The evolving risk dynamics in the industry are forcing institutions towards stronger data integration and technology tools to future-proof their fraud risk capabilities and ability to gather effective data insights. Increasingly, institutions seek to integrate a spectrum of transactions, devices and big data to strengthen fraud detection capabilities.
Data from interconnected devices are being used by 78 per cent of FIs, while 76 per cent use transaction data and 64 per cent public data. In fact, 42 per cent of FIs indicated their need to prioritise and invest in one platform to interexchange application data and transaction data in 2022. Within the next year, 47 per cent of FIs plan to add internal unstructured data and geographic data to deepen their fraud detection.
Addressing risk management holistically requires cultural change
Despite many safeguards, fraudsters have remained one step ahead in employing modern technology to commit fraud and exploit loopholes.
Respondents in the study recognise the need for a comprehensive enterprise-wide strategy for fraud control that includes data, technology, people, and procedures. A significant 48 per cent of FIs continually upskill and upgrade their human resource capabilities while 19 per cent actively hire new staff to meet the evolving requirements.
Additionally, increasing the application of scalable and intelligent technologies, such as AI and ML, enable advanced predictive and behaviour analytics for stronger real-time fraud management and effective anti-scam procedures.
By harnessing new technologies and ecosystem partnerships to build capabilities for stronger identification, verification, and real-time threat detection, FIs can prevent increasingly innovative and technically advanced attacks.
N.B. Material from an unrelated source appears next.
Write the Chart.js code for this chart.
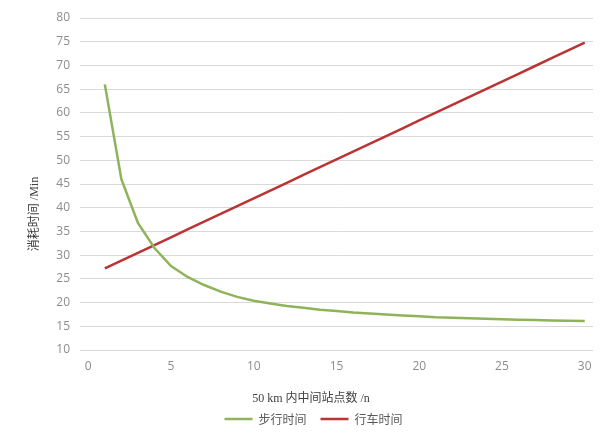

“The increased need to deepen threat detection, analysis and timely prevention capability requires a more strategic and structured approach that takes into account proactive multi-pronged data and technology initiatives, alongside robust identity verification and authentication tools,” Bernardi Susastyo, General Manager, Asia, GBG said. “In 2023, FIs would do well to address risk management holistically to ensure the initiatives they adopt integrate data across their organisations and the ecosystem, so that even as they improve their fraud prevention and risk management capabilities, they are not compromising customer experiences.”